Wednesday, June 21, 2006

 
Take on Graduation Rates

Here's a cranky/tired dude's impression of all of the hooplah in the papers and on the web today regarding Education Week's newest tally of graduation rates, and the discrepancies about what New York City claims is the real number.

It's irrelevant.

Not just because the city's claim that the graduation rate (when you include relatively worthless GED's) is 53.2% is itself horrendous. Not just because the official tally reported by New York State for the city of 43.5% is itself disastrous, or even because the 38.9% graduation rate for the city tallied by Education Week is so pathetic.

The battles over the best methodology for determining dropout rates have put the city on the defensive, so the city Department of Education's reflexive comments are easily understood.

But all of these numbers are rosy compared with the even more telling "Regents graduation rate" for black and Hispanic students that Chancellor Joel Klein often touts in his speeches, and in his justifications for serious high school reform. I think Klein has (honorably) zeroed in on the most important stat we track: the percentage of kids who start school as ninth graders and who end up earning a Regents diploma four years later. That is, the ones who aren't getting a watered-down "local diploma," but one where they had to emerge showing they actually learned some basics along the way. The kind of diploma the kids in the suburbs get, seemingly without batting an eyelid.

For black and Hispanic students in NYC, less than 10% of freshmen leave with a Regents diploma after four years.

Just think about that.

So if you have a ninth grade homeroom with 30 black and/or Hispanic students in it, not even three of them will have a Regents diploma hanging on the wall after four years of high school.

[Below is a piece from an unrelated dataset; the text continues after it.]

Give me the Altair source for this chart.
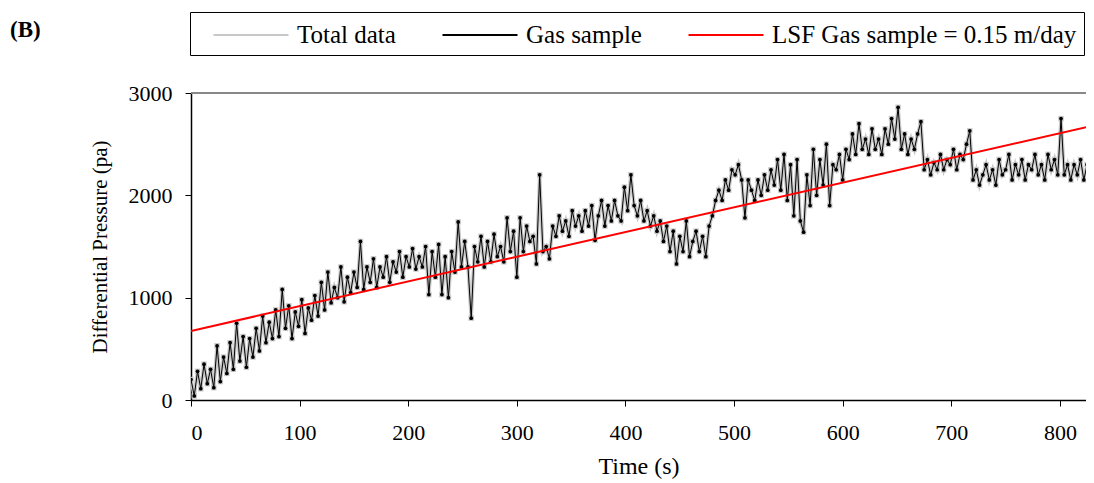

Kind of makes the fight over a few percentage points here and there on the overall stuff seem like a waste of time to me. While the Education Week graduation rates are shocking and depressing, the city's own Regents diploma stats are immoral. You can agree or disagree with Klein on the reforms he's using to combat the problem, but I think you have to give him credit for cutting to the chase on the statistical issue to find the numbers that matter.

PS - Kudos, nonetheless, to Education Week for jumping into this one in a big way.